Hoe kunt u de naaste verachten en beroven van de eer die God gegeven heeft? Waarom staat u hem niet toe daar deel aan te hebben? Waarom maakt u hem arm door alles tot het uwe te maken, niet alleen in rijkdom, maar ook in roem? God heeft aan u beiden genadig dezelfde natuur geschonken. Hij heeft u beiden dezelfde prominente plaats waardig geacht. Want de tekst: „Laat Ons mensen maken…”, is in dezelfde mate van toepassing op heel het menselijk geslacht.

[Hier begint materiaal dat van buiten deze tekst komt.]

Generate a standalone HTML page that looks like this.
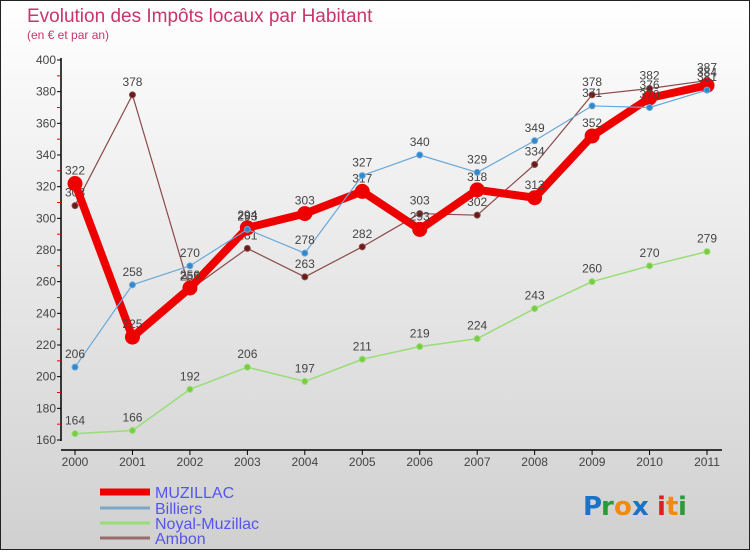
<!DOCTYPE html>
<html><head><meta charset="utf-8"><style>
body{margin:0;width:750px;height:550px;overflow:hidden;font-family:"Liberation Sans","DejaVu Sans",sans-serif}
</style></head><body>
<svg id="c" width="750" height="550" xmlns="http://www.w3.org/2000/svg">
<defs><linearGradient id="bg" x1="0" y1="0" x2="0" y2="1"><stop offset="0" stop-color="#ffffff"/><stop offset="1" stop-color="#d0d0d0"/></linearGradient></defs>
<rect x="0.5" y="0.5" width="749" height="549" fill="url(#bg)" stroke="#222"/>
<text x="27" y="22" font-size="19" fill="#c8356a">Evolution des Impôts locaux par Habitant</text>
<text x="27" y="39" font-size="12" fill="#c8356a">(en € et par an)</text>
<g id="axes"></g><g id="series"></g><g id="legend"></g>
<g font-size="26" font-family="DejaVu Sans,sans-serif" font-weight="bold">
<text x="583" y="515" fill="#1a73c8">P</text><text x="601" y="515" fill="#2a9a3a">r</text><text x="614" y="515" fill="#f08a10">o</text><text x="632" y="515" fill="#1a73c8">x</text><text x="657" y="515" fill="#e02020">i</text><text x="666" y="515" fill="#f08a10">t</text><text x="678" y="515" fill="#2a9a3a">i</text></g>
</svg>
<script>
const years=[2000,2001,2002,2003,2004,2005,2006,2007,2008,2009,2010,2011];
const muzillac=[322,225,256,294,303,317,293,318,313,352,376,384];
const billiers=[206,258,270,293,278,327,340,329,349,371,370,381];
const noyal=[164,166,192,206,197,211,219,224,243,260,270,279];
const ambon=[308,378,255,281,263,282,303,302,334,378,382,387];
const yTicks=[160,180,200,220,240,260,280,300,320,340,360,380,400];
const NS="http://www.w3.org/2000/svg";
const x=i=>75+i*(707-75)/11;
const y=v=>440-(v-160)*380/240;
function mk(t,a,p){const e=document.createElementNS(NS,t);for(const k in a)e.setAttribute(k,a[k]);p.appendChild(e);return e;}
const ax=document.getElementById('axes');
let l=mk('line',{x1:61,y1:58,x2:61,y2:441,stroke:'#000','stroke-width':1.5},ax);

l=mk('line',{x1:61,y1:450,x2:722,y2:450,stroke:'#000','stroke-width':1.5},ax);

yTicks.forEach((v,i)=>{mk('line',{x1:57,y1:y(v),x2:61,y2:y(v),stroke:'#000'},ax);
 if(i<yTicks.length-1)mk('line',{x1:57,y1:y(v+10),x2:61,y2:y(v+10),stroke:'#e00'},ax);
 const t=mk('text',{x:56,y:y(v)+4,'text-anchor':'end','font-size':12,fill:'#444'},ax);t.textContent=v;
 });
years.forEach((yr,i)=>{mk('line',{x1:x(i),y1:450,x2:x(i),y2:455,stroke:'#000'},ax);
 const t=mk('text',{x:x(i),y:466,'text-anchor':'middle','font-size':12,fill:'#444'},ax);t.textContent=yr;
 });
const S=document.getElementById('series');
function series(vals,name,col,w,r,dot){
 const g=mk('g',{},S);
 mk('polyline',{points:vals.map((v,i)=>x(i)+','+y(v)).join(' '),fill:'none',stroke:col,'stroke-width':w,'stroke-linejoin':'round'},g);
 vals.forEach((v,i)=>{const c=mk('circle',{cx:x(i),cy:y(v),r:r,fill:dot,stroke:col,'stroke-width':1},g);
  
  const t=mk('text',{x:x(i),y:y(v)-9,'text-anchor':'middle','font-size':12,fill:'#444'},g);t.textContent=v;
  });
}
series(noyal,'noyal-muzillac','#99dd77',1.5,3,'#77cc44');
series(ambon,'ambon','#8b4a4a',1.2,3,'#6b1a1a');
series(muzillac,'muzillac','#ee0000',8,7,'#ee0000');
series(billiers,'billiers','#6aa8d8',1.2,3,'#3388cc');
const L=document.getElementById('legend');
[['MUZILLAC','#ee0000',7,492],['Billiers','#7aa8c8',3,508],['Noyal-Muzillac','#99dd77',3,523],['Ambon','#9a6a6a',3,538]].forEach(d=>{
 const g=mk('g',{},L);
 mk('line',{x1:100,y1:d[3],x2:150,y2:d[3],stroke:d[1],'stroke-width':d[2]},g);
 const t=mk('text',{x:155,y:d[3]+6,'font-size':16,fill:'#5555ee'},g);t.textContent=d[0];});
</script>
</body></html>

Hoe kunt u de naaste dan van de identiteit beroven, die hij van zijn Vader ontvangen heeft en hem degraderen tot extreme armoede, terwijl u het gemeenschappelijk eigendom tot iets van uzelf alleen maakt? Paulus stelt zichzelf dikwijls in het middelpunt, waarbij hij zich toch niet verheft en zich ook niet boven een ander stelt, maar waarbij hij voor de anderen een voorbeeld is. Bijvoorbeeld wanneer hij zegt: „Want ik wilde dat alle mensen waren gelijk als ik zelf ben.” Zo is het ook bij David. Op een gepast moment stelde David zijn eigen dapperheid centraal. Het is een dapperheid die hem door de beslissende invloed van God gegeven werd, zodat hij zelfs beren wurgde en leeuwen in de strijd overwon. Op dat moment was er bij hem helemaal geen sprake van zelfverheffing.